─── ITEMS
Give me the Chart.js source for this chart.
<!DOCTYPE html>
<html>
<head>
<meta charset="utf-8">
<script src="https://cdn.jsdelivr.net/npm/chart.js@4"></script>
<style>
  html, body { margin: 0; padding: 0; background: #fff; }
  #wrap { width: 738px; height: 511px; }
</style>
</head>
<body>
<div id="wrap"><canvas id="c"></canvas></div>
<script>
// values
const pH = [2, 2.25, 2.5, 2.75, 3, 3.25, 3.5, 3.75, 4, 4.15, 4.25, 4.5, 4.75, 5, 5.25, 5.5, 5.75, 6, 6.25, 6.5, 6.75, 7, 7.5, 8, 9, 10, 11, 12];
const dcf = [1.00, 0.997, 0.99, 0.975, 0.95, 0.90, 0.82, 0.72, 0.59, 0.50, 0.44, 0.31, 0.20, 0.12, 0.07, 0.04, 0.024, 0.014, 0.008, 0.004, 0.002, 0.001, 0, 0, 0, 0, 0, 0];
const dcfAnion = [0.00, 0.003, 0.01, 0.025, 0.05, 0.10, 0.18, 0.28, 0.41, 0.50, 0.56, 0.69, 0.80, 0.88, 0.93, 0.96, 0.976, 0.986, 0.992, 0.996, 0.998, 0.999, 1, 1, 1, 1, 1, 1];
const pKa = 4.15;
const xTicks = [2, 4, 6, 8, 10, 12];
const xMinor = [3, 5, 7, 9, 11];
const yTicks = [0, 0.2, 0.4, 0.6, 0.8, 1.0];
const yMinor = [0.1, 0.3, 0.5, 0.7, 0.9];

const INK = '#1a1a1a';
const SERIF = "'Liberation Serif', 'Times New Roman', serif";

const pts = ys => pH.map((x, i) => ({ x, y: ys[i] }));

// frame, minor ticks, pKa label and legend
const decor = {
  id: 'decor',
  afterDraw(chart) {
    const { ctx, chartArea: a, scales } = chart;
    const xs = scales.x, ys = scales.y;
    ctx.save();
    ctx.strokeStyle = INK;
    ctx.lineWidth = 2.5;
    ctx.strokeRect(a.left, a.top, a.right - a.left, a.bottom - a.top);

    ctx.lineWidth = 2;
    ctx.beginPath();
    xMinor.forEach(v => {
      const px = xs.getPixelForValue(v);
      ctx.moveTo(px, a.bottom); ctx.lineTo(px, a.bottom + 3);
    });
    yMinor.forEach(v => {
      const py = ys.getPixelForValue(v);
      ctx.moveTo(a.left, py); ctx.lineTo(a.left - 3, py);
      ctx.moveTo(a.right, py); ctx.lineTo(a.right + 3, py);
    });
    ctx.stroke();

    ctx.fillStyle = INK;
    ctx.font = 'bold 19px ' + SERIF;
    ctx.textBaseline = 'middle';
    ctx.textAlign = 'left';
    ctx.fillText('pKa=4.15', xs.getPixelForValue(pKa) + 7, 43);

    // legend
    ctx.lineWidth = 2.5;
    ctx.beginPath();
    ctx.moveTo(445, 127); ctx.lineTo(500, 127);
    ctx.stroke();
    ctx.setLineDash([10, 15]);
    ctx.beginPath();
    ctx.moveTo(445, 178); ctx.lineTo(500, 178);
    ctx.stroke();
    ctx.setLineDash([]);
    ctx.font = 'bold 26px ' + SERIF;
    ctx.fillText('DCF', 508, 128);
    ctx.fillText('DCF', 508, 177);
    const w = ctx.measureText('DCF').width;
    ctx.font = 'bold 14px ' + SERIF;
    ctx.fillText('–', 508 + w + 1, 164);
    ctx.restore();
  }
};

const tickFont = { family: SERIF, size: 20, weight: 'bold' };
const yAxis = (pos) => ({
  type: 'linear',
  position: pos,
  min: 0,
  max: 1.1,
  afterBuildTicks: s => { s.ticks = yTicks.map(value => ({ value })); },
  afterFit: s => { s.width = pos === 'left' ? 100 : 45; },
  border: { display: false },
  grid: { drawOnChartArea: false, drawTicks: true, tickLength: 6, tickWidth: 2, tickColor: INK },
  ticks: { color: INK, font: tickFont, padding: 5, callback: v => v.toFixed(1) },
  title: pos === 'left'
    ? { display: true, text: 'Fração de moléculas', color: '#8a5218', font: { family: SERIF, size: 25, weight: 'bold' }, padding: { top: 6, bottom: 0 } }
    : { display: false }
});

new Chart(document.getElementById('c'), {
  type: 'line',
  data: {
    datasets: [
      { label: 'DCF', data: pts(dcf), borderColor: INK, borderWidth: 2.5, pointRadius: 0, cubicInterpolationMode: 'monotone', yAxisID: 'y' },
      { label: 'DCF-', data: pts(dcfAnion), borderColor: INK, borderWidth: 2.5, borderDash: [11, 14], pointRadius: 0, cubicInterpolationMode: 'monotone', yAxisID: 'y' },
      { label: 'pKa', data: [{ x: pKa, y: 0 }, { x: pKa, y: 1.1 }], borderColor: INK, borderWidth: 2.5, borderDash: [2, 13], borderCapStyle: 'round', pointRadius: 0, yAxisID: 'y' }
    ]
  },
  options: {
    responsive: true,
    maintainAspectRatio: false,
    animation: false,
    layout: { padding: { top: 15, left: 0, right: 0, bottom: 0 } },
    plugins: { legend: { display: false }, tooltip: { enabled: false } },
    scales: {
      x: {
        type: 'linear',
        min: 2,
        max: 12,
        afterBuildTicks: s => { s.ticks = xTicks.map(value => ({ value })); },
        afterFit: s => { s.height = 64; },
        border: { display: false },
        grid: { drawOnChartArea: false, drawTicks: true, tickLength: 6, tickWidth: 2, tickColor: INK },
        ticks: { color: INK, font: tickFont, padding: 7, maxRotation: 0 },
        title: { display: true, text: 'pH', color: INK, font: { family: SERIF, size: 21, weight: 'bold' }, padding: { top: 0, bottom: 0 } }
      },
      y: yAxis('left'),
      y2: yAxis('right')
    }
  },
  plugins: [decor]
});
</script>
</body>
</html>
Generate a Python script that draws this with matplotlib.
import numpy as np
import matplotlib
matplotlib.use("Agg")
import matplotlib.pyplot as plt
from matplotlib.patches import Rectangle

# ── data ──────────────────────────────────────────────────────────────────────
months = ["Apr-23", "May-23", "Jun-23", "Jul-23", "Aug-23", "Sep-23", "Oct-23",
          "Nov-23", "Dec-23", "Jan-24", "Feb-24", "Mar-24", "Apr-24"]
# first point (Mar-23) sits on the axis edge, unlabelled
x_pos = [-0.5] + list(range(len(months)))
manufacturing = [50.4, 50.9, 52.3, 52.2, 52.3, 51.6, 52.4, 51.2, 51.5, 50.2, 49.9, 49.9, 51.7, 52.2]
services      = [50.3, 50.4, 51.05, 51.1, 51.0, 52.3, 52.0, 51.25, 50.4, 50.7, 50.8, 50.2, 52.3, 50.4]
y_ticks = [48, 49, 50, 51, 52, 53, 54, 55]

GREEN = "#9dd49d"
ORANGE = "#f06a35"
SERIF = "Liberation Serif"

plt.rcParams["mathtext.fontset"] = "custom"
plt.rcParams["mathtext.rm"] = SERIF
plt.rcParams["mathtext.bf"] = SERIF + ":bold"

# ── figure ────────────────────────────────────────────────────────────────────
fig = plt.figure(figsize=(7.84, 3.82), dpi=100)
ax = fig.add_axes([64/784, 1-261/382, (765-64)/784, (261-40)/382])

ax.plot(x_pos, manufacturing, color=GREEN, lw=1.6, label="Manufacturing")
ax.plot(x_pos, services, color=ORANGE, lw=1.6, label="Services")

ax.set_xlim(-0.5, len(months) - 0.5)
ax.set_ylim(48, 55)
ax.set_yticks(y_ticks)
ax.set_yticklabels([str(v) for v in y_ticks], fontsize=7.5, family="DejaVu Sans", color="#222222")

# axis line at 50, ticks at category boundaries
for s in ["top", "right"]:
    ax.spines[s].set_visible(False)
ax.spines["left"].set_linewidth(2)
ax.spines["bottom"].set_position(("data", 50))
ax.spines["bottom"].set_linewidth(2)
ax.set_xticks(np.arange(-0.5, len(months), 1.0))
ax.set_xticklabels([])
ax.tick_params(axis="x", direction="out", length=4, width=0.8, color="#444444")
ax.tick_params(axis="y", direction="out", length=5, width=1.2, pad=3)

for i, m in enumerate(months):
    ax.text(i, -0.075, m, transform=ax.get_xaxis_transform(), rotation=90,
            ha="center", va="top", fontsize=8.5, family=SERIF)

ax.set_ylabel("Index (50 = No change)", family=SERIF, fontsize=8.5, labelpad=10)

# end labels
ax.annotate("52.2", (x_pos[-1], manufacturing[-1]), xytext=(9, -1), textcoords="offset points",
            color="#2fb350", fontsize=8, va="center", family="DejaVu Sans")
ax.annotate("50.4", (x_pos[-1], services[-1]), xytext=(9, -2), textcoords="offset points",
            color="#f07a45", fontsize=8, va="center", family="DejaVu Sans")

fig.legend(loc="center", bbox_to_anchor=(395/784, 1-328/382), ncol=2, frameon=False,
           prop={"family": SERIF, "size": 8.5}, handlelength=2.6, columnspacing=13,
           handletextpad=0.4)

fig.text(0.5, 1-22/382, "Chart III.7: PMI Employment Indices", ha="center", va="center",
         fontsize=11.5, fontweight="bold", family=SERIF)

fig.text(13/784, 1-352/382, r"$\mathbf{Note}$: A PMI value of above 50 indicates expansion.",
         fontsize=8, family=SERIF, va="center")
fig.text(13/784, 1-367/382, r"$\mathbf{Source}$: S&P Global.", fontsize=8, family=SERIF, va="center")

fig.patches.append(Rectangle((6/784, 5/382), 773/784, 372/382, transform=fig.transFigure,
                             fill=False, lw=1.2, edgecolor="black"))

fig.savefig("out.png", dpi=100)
──────
* _THE TASK_
From the line with "Generate a Python" through the line with "from matplotlib.patches import Rectangle", repeat every line exactly, both ends included, and nothing outside that range.

* _EXERCISE RESULT_
Generate a Python script that draws this with matplotlib.
import numpy as np
import matplotlib
matplotlib.use("Agg")
import matplotlib.pyplot as plt
from matplotlib.patches import Rectangle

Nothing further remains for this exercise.